I'm the fucking catcher!
"Oops. Sorry 'bout that" I say as I throw the ball--like a girl no doubt-- back to my wife/pitcher and it winds up in right field, "my bad". She bobs her head, like all cool jock types do when they HAVE to acknowledge a dork. The Ump gets closer to my ear and says, almost in a whisper... "You can roll it to her if you like.", that bastard.
Third inning. Oh crap, now it's my turn to bat. "Just remember swing out, not down... Out not down. Out not down." I kept telling myself while I was in the "on deck" circle. While I was chanting, and sweating bullets from the stage-fright anxiety, the batter ahead of me struck out. She was the third out.
Oh no!? That means I'm first up next inning.
Let's see, can I have any more pressure on me at this point?
I know, how's about a good case of diarrhea... oh yeah why not!? Nothing says over-the-top anxiety like a bout of jet-propelled mud while you're in the catcher's crouch.
Anyway, I make it through the inning, undies still tight and white. I had dug valleys in my shoes with my toenails staving off the beast that was clawing from inside of my belly, but I'd made it through the inning.

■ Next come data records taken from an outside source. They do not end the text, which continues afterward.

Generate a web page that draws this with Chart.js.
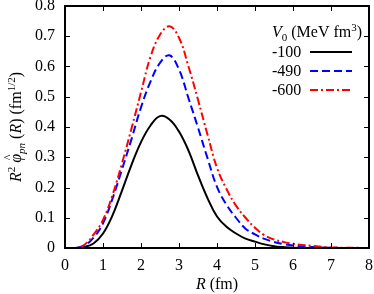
<!DOCTYPE html>
<html>
<head>
<meta charset="utf-8">
<script src="https://cdn.jsdelivr.net/npm/chart.js@4/dist/chart.umd.min.js"></script>
<style>
  html, body { margin: 0; padding: 0; background: #fff; }
  #wrap { width: 374px; height: 294px; }
  .probe { position: absolute; left: -999px; font-family: "Liberation Serif"; }
</style>
</head>
<body>
<span class="probe">0.8 <i>R</i></span>
<div id="wrap"><canvas id="c" width="374" height="294"></canvas></div>
<script>
// ====== DATA ======
const R_FM = [0, 0.25, 0.5, 0.75, 1, 1.25, 1.5, 1.75, 2, 2.25, 2.5, 2.75, 3, 3.25, 3.5, 3.75,
  4, 4.25, 4.5, 4.75, 5, 5.25, 5.5, 5.75, 6, 6.5, 7, 7.5, 8];

const V_100 = [0, 0, 0.003, 0.015, 0.048, 0.108, 0.19, 0.275, 0.35, 0.405, 0.436, 0.425, 0.385, 0.322, 0.24, 0.165,
  0.104, 0.07, 0.048, 0.031, 0.021, 0.012, 0.006, 0.003, 0.001, 0, 0, 0, 0];

const V_490 = [0, 0, 0.007, 0.034, 0.082, 0.163, 0.26, 0.36, 0.465, 0.55, 0.612, 0.637, 0.59, 0.495, 0.398, 0.297,
  0.202, 0.143, 0.1, 0.064, 0.045, 0.03, 0.02, 0.013, 0.008, 0.003, 0.001, 0, 0];

const V_600 = [0, 0, 0.01, 0.044, 0.093, 0.175, 0.28, 0.395, 0.515, 0.632, 0.705, 0.733, 0.695, 0.6, 0.49, 0.375,
  0.265, 0.195, 0.14, 0.1, 0.067, 0.042, 0.028, 0.02, 0.014, 0.007, 0.002, 0.001, 0];

const SERIES_LABELS = ["-100", "-490", "-600"];
const X_MIN = 0, X_MAX = 8, X_STEP = 1;
const Y_MIN = 0, Y_MAX = 0.8, Y_STEP = 0.1;

const SERIF = "\"Liberation Serif\", \"Times New Roman\", \"DejaVu Serif\", serif";

const pts = (ys) => R_FM.map((x, i) => ({ x, y: ys[i] }));

// draw a run of text pieces: [text, size, italic, dy, hat]
function drawPieces(ctx, pieces, x, y) {
  let cx = x;
  pieces.forEach(([t, size, italic, dy, hat]) => {
    ctx.font = `${italic ? "italic " : ""}${size}px ${SERIF}`;
    ctx.fillText(t, cx, y + (dy || 0));
    const w = ctx.measureText(t).width;
    if (hat) {
      ctx.font = `${Math.round(size * 0.75)}px ${SERIF}`;
      ctx.textAlign = "center";
      ctx.fillText("^", cx + w / 2 + 1, y - size * 0.55);
      ctx.textAlign = "left";
    }
    cx += w;
  });
  return cx - x;
}

function piecesWidth(ctx, pieces) {
  let w = 0;
  pieces.forEach(([t, size, italic]) => {
    ctx.font = `${italic ? "italic " : ""}${size}px ${SERIF}`;
    w += ctx.measureText(t).width;
  });
  return w;
}

const framePlugin = {
  id: "frame",
  afterDraw(chart) {
    const { ctx, chartArea: a, scales } = chart;
    const xs = scales.x, ys = scales.y;
    ctx.save();
    // inward ticks on all four sides
    ctx.strokeStyle = "#000";
    ctx.lineWidth = 1;
    const tl = 5;
    ctx.beginPath();
    for (let v = X_MIN + X_STEP; v < X_MAX; v += X_STEP) {
      const px = Math.round(xs.getPixelForValue(v)) + 0.5;
      ctx.moveTo(px, a.bottom); ctx.lineTo(px, a.bottom - tl);
      ctx.moveTo(px, a.top); ctx.lineTo(px, a.top + tl);
    }
    for (let k = 1; k < Math.round((Y_MAX - Y_MIN) / Y_STEP); k++) {
      const py = Math.round(ys.getPixelForValue(Y_MIN + k * Y_STEP)) + 0.5;
      ctx.moveTo(a.left, py); ctx.lineTo(a.left + tl, py);
      ctx.moveTo(a.right, py); ctx.lineTo(a.right - tl, py);
    }
    ctx.stroke();
    // frame
    ctx.lineWidth = 2;
    ctx.strokeRect(a.left, a.top, a.right - a.left, a.bottom - a.top);

    // x title
    ctx.fillStyle = "#000";
    ctx.textBaseline = "alphabetic";
    ctx.textAlign = "left";
    const xt = [["R", 16, true], [" (fm)", 16, false]];
    const xw = piecesWidth(ctx, xt);
    drawPieces(ctx, xt, (a.left + a.right) / 2 - xw / 2, 289);

    // y title, rotated
    const yt = [["R", 16, true], ["2", 11, false, -6], [" ", 16, false],
      ["φ", 16, true, 0, true], ["pn", 11, true, 4], [" (", 16, false], ["R", 16, true], [")", 16, false],
      [" (fm", 16, false], ["1/2", 11, false, -6], [")", 16, false]];
    const yw = piecesWidth(ctx, yt);
    ctx.save();
    ctx.translate(21, (a.top + a.bottom) / 2);
    ctx.rotate(-Math.PI / 2);
    drawPieces(ctx, yt, -yw / 2, 0);
    ctx.restore();

    // legend
    const lt = [["V", 16, true], ["0", 11, false, 4], [" (MeV fm", 16, false], ["3", 11, false, -6], [")", 16, false]];
    drawPieces(ctx, lt, 272, 37);
    chart.data.datasets.forEach((ds, i) => {
      const yy = 52 + i * 19;
      ctx.font = `16px ${SERIF}`;
      ctx.textBaseline = "middle";
      ctx.fillText(SERIES_LABELS[i], 272, yy + 1);
      ctx.textBaseline = "alphabetic";
      ctx.strokeStyle = ds.borderColor;
      ctx.lineWidth = ds.borderWidth;
      ctx.setLineDash(ds.borderDash || []);
      ctx.beginPath();
      ctx.moveTo(310, yy); ctx.lineTo(352, yy);
      ctx.stroke();
      ctx.setLineDash([]);
    });
    ctx.restore();
  }
};

function build() {
  new Chart(document.getElementById("c"), {
    type: "line",
    data: {
      datasets: [
        { label: SERIES_LABELS[0], data: pts(V_100), borderColor: "#000000", borderWidth: 2, order: 3 },
        { label: SERIES_LABELS[1], data: pts(V_490), borderColor: "#0000ff", borderWidth: 2, borderDash: [8, 4], order: 2 },
        { label: SERIES_LABELS[2], data: pts(V_600), borderColor: "#ff0000", borderWidth: 2, borderDash: [8, 3, 2, 3], order: 1 }
      ].map(d => Object.assign(d, { pointRadius: 0, fill: false, tension: 0.4 }))
    },
    options: {
      responsive: false,
      animation: false,
      devicePixelRatio: 1,
      layout: { padding: { top: 6, right: 5, left: 0, bottom: 0 } },
      plugins: { legend: { display: false }, tooltip: { enabled: false } },
      scales: {
        x: {
          type: "linear", min: X_MIN, max: X_MAX,
          grid: { display: false, drawTicks: false },
          border: { display: false },
          ticks: { stepSize: X_STEP, color: "#000", padding: 10, font: { family: SERIF, size: 16, lineHeight: 1 } },
          afterFit: (s) => { s.height = 46; s.paddingLeft = 0; s.paddingRight = 0; }
        },
        y: {
          min: Y_MIN, max: Y_MAX,
          grid: { display: false, drawTicks: false },
          border: { display: false },
          ticks: {
            stepSize: Y_STEP, color: "#000", padding: 10,
            font: { family: SERIF, size: 16, lineHeight: 1 },
            callback: (v) => (Math.abs(v) < 1e-9 ? "0" : Number(v).toFixed(1))
          },
          afterFit: (s) => { s.width = 65; s.paddingTop = 0; s.paddingBottom = 0; }
        }
      }
    },
    plugins: [framePlugin]
  });
}

if (document.fonts && document.fonts.load) {
  Promise.all([
    document.fonts.load(`16px ${SERIF}`),
    document.fonts.load(`italic 16px ${SERIF}`)
  ]).then(build, build);
} else {
  build();
}
</script>
</body>
</html>
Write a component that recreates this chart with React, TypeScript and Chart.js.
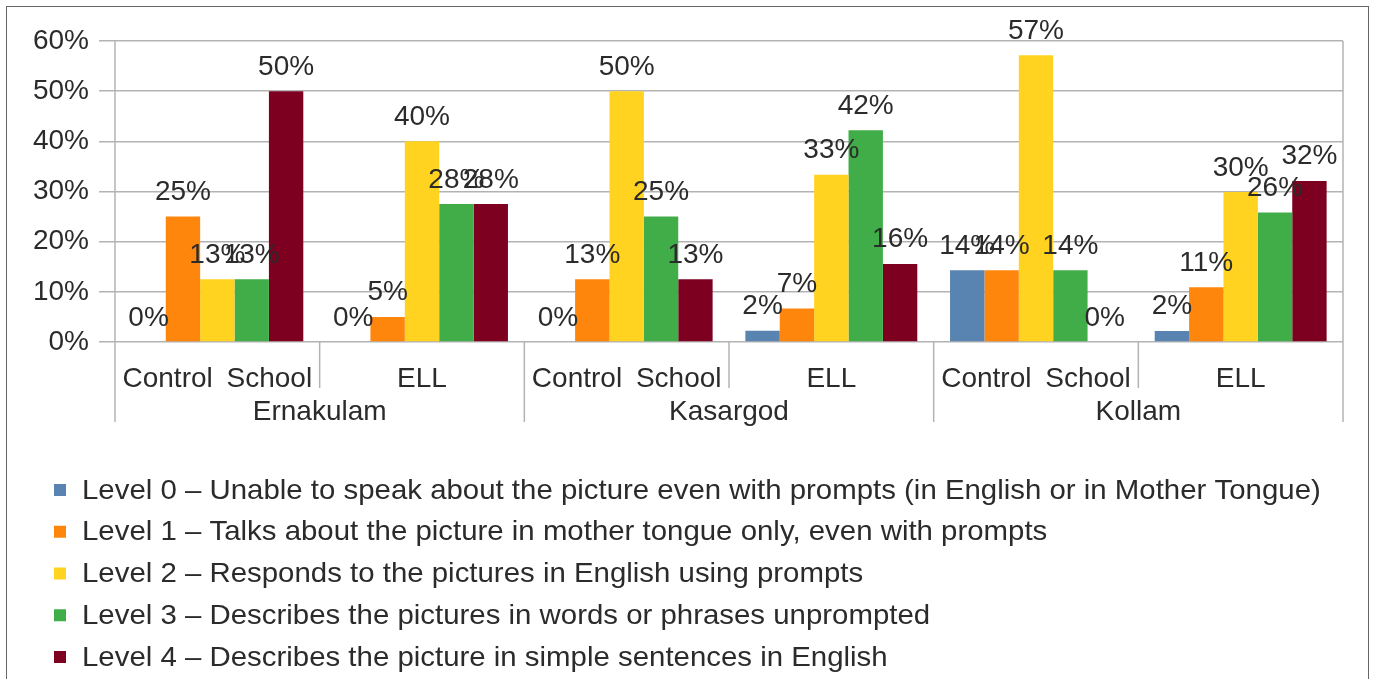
import React, { useEffect, useRef } from 'react';
import { Chart, registerables } from 'chart.js';

Chart.register(...registerables);

const categories = ['Control School', 'ELL', 'Control School', 'ELL', 'Control School', 'ELL'];
const regions = ['Ernakulam', 'Kasargod', 'Kollam'];
const seriesNames = [
  'Level 0 – Unable to speak about the picture even with prompts (in English or in Mother Tongue)',
  'Level 1 – Talks about the picture in mother tongue only, even with prompts',
  'Level 2 – Responds to the pictures in English using prompts',
  'Level 3 – Describes the pictures in words or phrases unprompted',
  'Level 4 – Describes the picture in simple sentences in English',
];
const level0 = [0, 0, 0, 2.22, 14.29, 2.2];
const level1 = [25, 5, 12.5, 6.67, 14.29, 10.9];
const level2 = [12.5, 40, 50, 33.33, 57.14, 29.9];
const level3 = [12.5, 27.5, 25, 42.22, 14.29, 25.8];
const level4 = [50, 27.5, 12.5, 15.56, 0, 32.1];
const seriesValues = [level0, level1, level2, level3, level4];
const seriesColors = ['#5983b0', '#ff860d', '#ffd320', '#41ad49', '#7e0021'];
const yTickValues = [0, 10, 20, 30, 40, 50, 60];

const FONT = "'Liberation Sans', Arial, sans-serif";
const FONT_SIZE = 28;
const TEXT_COLOR = '#2b2b2b';
const GRID_COLOR = '#b3b3b3';

const overlayPlugin = {
  id: 'overlay',
  afterDatasetsDraw(chart: any) {
    const ctx = chart.ctx;
    const area = chart.chartArea;
    const xs = chart.scales.x;
    ctx.save();
    // data labels
    ctx.font = `${FONT_SIZE}px ${FONT}`;
    ctx.fillStyle = TEXT_COLOR;
    ctx.textAlign = 'center';
    ctx.textBaseline = 'alphabetic';
    chart.data.datasets.forEach((ds: any, di: number) => {
      const meta = chart.getDatasetMeta(di);
      meta.data.forEach((el: any, i: number) => {
        const v = ds.data[i];
        ctx.fillText(`${Math.round(v)}%`, el.x, el.y - 16.5);
      });
    });

    // separators
    const n = categories.length;
    const step = xs.getPixelForValue(1) - xs.getPixelForValue(0);
    const x0 = xs.getPixelForValue(0) - step / 2;
    ctx.strokeStyle = GRID_COLOR;
    ctx.lineWidth = 1.5;
    for (let i = 0; i <= n; i++) {
      const x = x0 + i * step;
      let yTop = area.bottom;
      let yBot = area.bottom + 46;
      if (i === 0 || i === n) {
        yTop = area.top;
        yBot = area.bottom + 80;
      } else if (i % 2 === 0) {
        yBot = area.bottom + 80;
      }
      ctx.beginPath();
      ctx.moveTo(x, yTop);
      ctx.lineTo(x, yBot);
      ctx.stroke();
    }

    // category labels
    ctx.fillStyle = TEXT_COLOR;
    ctx.textBaseline = 'middle';
    ctx.textAlign = 'center';
    (ctx as any).wordSpacing = '6px';
    categories.forEach((c, i) => {
      ctx.fillText(c, xs.getPixelForValue(i), area.bottom + 37);
    });
    (ctx as any).wordSpacing = '0px';
    regions.forEach((r, i) => {
      const cx = (xs.getPixelForValue(i * 2) + xs.getPixelForValue(i * 2 + 1)) / 2;
      ctx.fillText(r, cx, area.bottom + 70);
    });

    // legend
    ctx.textAlign = 'left';
    ctx.textBaseline = 'middle';
    seriesNames.forEach((name, i) => {
      const y = 490 + i * 41.75;
      ctx.fillStyle = seriesColors[i];
      ctx.fillRect(54, y - 6, 12, 12);
      ctx.fillStyle = TEXT_COLOR;
      ctx.save();
      ctx.translate(82, y + 1);
      ctx.scale(1.05, 1);
      ctx.fillText(name, 0, 0);
      ctx.restore();
    });
    ctx.restore();
  },
};

export default function App() {
  const canvasRef = useRef<HTMLCanvasElement | null>(null);

  useEffect(() => {
    if (!canvasRef.current) return;
    const chart = new Chart(canvasRef.current, {
      type: 'bar',
      data: {
        labels: categories,
        datasets: seriesValues.map((vals, i) => ({
          label: seriesNames[i],
          data: vals,
          backgroundColor: seriesColors[i],
          borderWidth: 0,
          categoryPercentage: 0.84,
          barPercentage: 1.0,
        })),
      },
      options: {
        animation: false,
        responsive: false,
        devicePixelRatio: 1,
        layout: { padding: { left: 0, right: 32, top: 41, bottom: 0 } },
        plugins: {
          legend: { display: false },
          tooltip: { enabled: false },
          title: { display: false },
        },
        scales: {
          x: {
            ticks: { display: false },
            grid: { display: false },
            border: { display: false },
            afterFit: (scale: any) => {
              scale.height = 679 - 342;
            },
          },
          y: {
            min: 0,
            max: 60,
            afterBuildTicks: (scale: any) => {
              scale.ticks = yTickValues.map((v) => ({ value: v }));
            },
            ticks: {
              callback: (v: any) => `${v}%`,
              font: { family: FONT, size: FONT_SIZE },
              color: TEXT_COLOR,
              padding: 10,
            },
            grid: {
              color: GRID_COLOR,
              lineWidth: 1.5,
              tickLength: 16,
              drawTicks: true,
            },
            border: { display: false },
            afterFit: (scale: any) => {
              scale.width = 115;
            },
          },
        },
      },
      plugins: [overlayPlugin],
    });
    return () => chart.destroy();
  }, []);

  return (
    <div
      style={{
        position: 'fixed',
        left: 0,
        top: 0,
        width: 1375,
        height: 679,
        overflow: 'hidden',
        background: '#ffffff',
      }}
    >
      <canvas
        ref={canvasRef}
        width={1375}
        height={679}
        style={{ position: 'absolute', left: 0, top: 0, display: 'block' }}
      />
      <div
        style={{
          position: 'absolute',
          left: 6,
          top: 6,
          width: 1363,
          height: 720,
          boxSizing: 'border-box',
          border: '1.5px solid #666666',
          pointerEvents: 'none',
        }}
      />
    </div>
  );
}
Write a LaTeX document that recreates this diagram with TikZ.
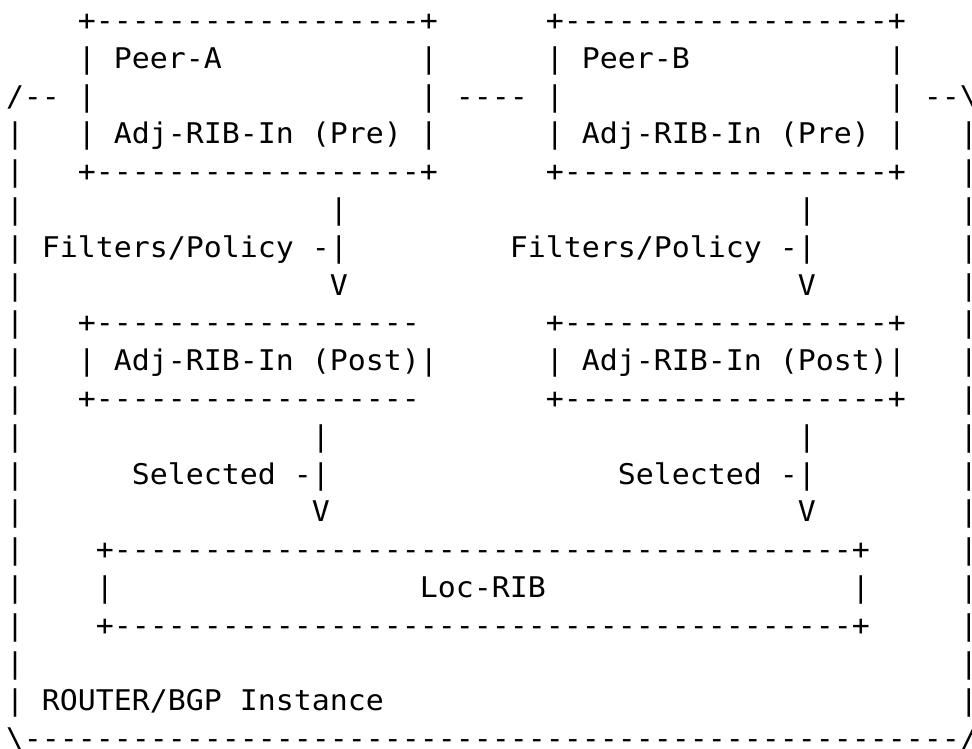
\documentclass[tikz,border=0pt]{standalone}
\usepackage{fontspec}
\newfontfamily\asciifont{DejaVu Sans Mono}[Ligatures=TeXOff, FakeStretch=1.049]
\ExplSyntaxOn
\cs_new:Npn \myrep #1#2 { \prg_replicate:nn {#1} {#2} }
\ExplSyntaxOff
\newlength\cw
\AtBeginDocument{\settowidth{\cw}{\asciifont\fontsize{28.5pt}{37.8pt}\selectfont M}}
\newcommand\bl[1]{\hspace*{#1\cw}}
\newcommand\hy[1]{\myrep{#1}{-}}
\newcommand\lastc[1]{\rlap{#1}}
\tikzset{asciirow/.style={anchor=base west, inner sep=0pt, outer sep=0pt,
  font={\asciifont\fontsize{28.5pt}{37.8pt}\selectfont}, text=black}}
\begin{document}
\begin{tikzpicture}[x=1pt,y=1pt]
\fill[white] (0,0) rectangle (972,748);
\useasboundingbox (0,0) rectangle (972,748);
\node[asciirow] (r0)  at (6,717.5) {\bl{4}+\hy{18}+\bl{6}+\hy{18}+};
\node[asciirow] (r1)  at (6,679.7) {\bl{4}|\bl{1}Peer-A\bl{11}|\bl{6}|\bl{1}Peer-B\bl{11}|};
\node[asciirow] (r2)  at (6,641.9) {/\hy{2}\bl{1}|\bl{18}|\bl{1}\hy{4}\bl{1}|\bl{18}|\bl{1}\hy{2}\lastc{\textbackslash}};
\node[asciirow] (r3)  at (6,604.1) {|\bl{3}|\bl{1}Adj-RIB-In\bl{1}(Pre)\bl{1}|\bl{6}|\bl{1}Adj-RIB-In\bl{1}(Pre)\bl{1}|\bl{3}\lastc{|}};
\node[asciirow] (r4)  at (6,566.3) {|\bl{3}+\hy{18}+\bl{6}+\hy{18}+\bl{3}\lastc{|}};
\node[asciirow] (r5)  at (6,528.5) {|\bl{17}|\bl{25}|\bl{8}\lastc{|}};
\node[asciirow] (r6)  at (6,490.7) {|\bl{1}Filters/Policy\bl{1}-|\bl{9}Filters/Policy\bl{1}-|\bl{8}\lastc{|}};
\node[asciirow] (r7)  at (6,452.9) {|\bl{17}V\bl{25}V\bl{8}\lastc{|}};
\node[asciirow] (r8)  at (6,415.1) {|\bl{3}+\hy{18}\bl{7}+\hy{18}+\bl{3}\lastc{|}};
\node[asciirow] (r9)  at (6,377.3) {|\bl{3}|\bl{1}Adj-RIB-In\bl{1}(Post)|\bl{6}|\bl{1}Adj-RIB-In\bl{1}(Post)|\bl{3}\lastc{|}};
\node[asciirow] (r10) at (6,339.5) {|\bl{3}+\hy{18}\bl{7}+\hy{18}+\bl{3}\lastc{|}};
\node[asciirow] (r11) at (6,301.7) {|\bl{16}|\bl{26}|\bl{8}\lastc{|}};
\node[asciirow] (r12) at (6,263.9) {|\bl{6}Selected\bl{1}-|\bl{16}Selected\bl{1}-|\bl{8}\lastc{|}};
\node[asciirow] (r13) at (6,226.1) {|\bl{16}V\bl{26}V\bl{8}\lastc{|}};
\node[asciirow] (r14) at (6,188.3) {|\bl{4}+\hy{41}+\bl{5}\lastc{|}};
\node[asciirow] (r15) at (6,150.5) {|\bl{4}|\bl{17}Loc-RIB\bl{17}|\bl{5}\lastc{|}};
\node[asciirow] (r16) at (6,112.7) {|\bl{4}+\hy{41}+\bl{5}\lastc{|}};
\node[asciirow] (r17) at (6,74.9)  {|\bl{52}\lastc{|}};
\node[asciirow] (r18) at (6,37.1)  {|\bl{1}ROUTER/BGP\bl{1}Instance\bl{32}\lastc{|}};
\node[asciirow] (r19) at (6,-0.7)  {\textbackslash\hy{52}\lastc{/}};
\end{tikzpicture}
\end{document}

My turn to bat. "Out not down."
"Shfloot". The ball is in the catcher's mitt, the Ump calls "strike", all this happens while I'm trying to get my "seabiscuits" arranged.
I look at the Ump like he's a child-molester. "Yer in thuh battuh's box." he says as he looks down at my feet. I step out of the chalk for a second, like I really know what I'm doing. Then step back in. Ready to swing at anything, real or imagined.
The pitcher--a manwoman of firm stature-- sizes me up, laughs to herself a little bit, then let's go of one of the meanest, mad-demon, arced pitches she can muster across the plate (yep, it's slow-pitch).
I swing.
"toink."
Oh my god, I made contact. I've never done that before! Oh yeah, I'm 'sposed to run. RUN! RUN TO FIRST! RUN FORREST RUN!!!
The ball didn't make it out of the infield. But it was a fairball. I had a hit, if I could only make to the base.
Now, I may not have been much of a player, but there's one thing I could do well--athletically. I could run. And there's one lesson that I learned on the battlefield of little league baseball... If you get a hit, run it out!!!
So I was at first base, picking my nose, before the third-basemanwoman had gotten her glove on the ball. A hush came over the crowd as they realized I had just gotten to first-frikin'-base. I had beaten out the throw!
The game could've been over right then and I'd been happy, but get this... I went on to a.) steal second and b.) score! Whosyerdaddy? Uhh-huh. That's right... Yeah, yeah, that's right. Uh-huh.
We (I laugh as I say that cause 'we' makes it sound like I'm the team captain or something) went on to win the game. Leslie and the team went on to win all of the games that season.
At the season-ending pizza party, the coach had trophies for all of the players. As he was handing out the awards he called me up and gave me the MVP. He told everybody that if I wouldn't have played that day he would've had to forfeit the game, squashing their winning record.
Surprised, I thanked him and took the trophy without any fanfare-- no speech, it's not what I do. In addition to the trophy, I took home a huge pile of new found dignity.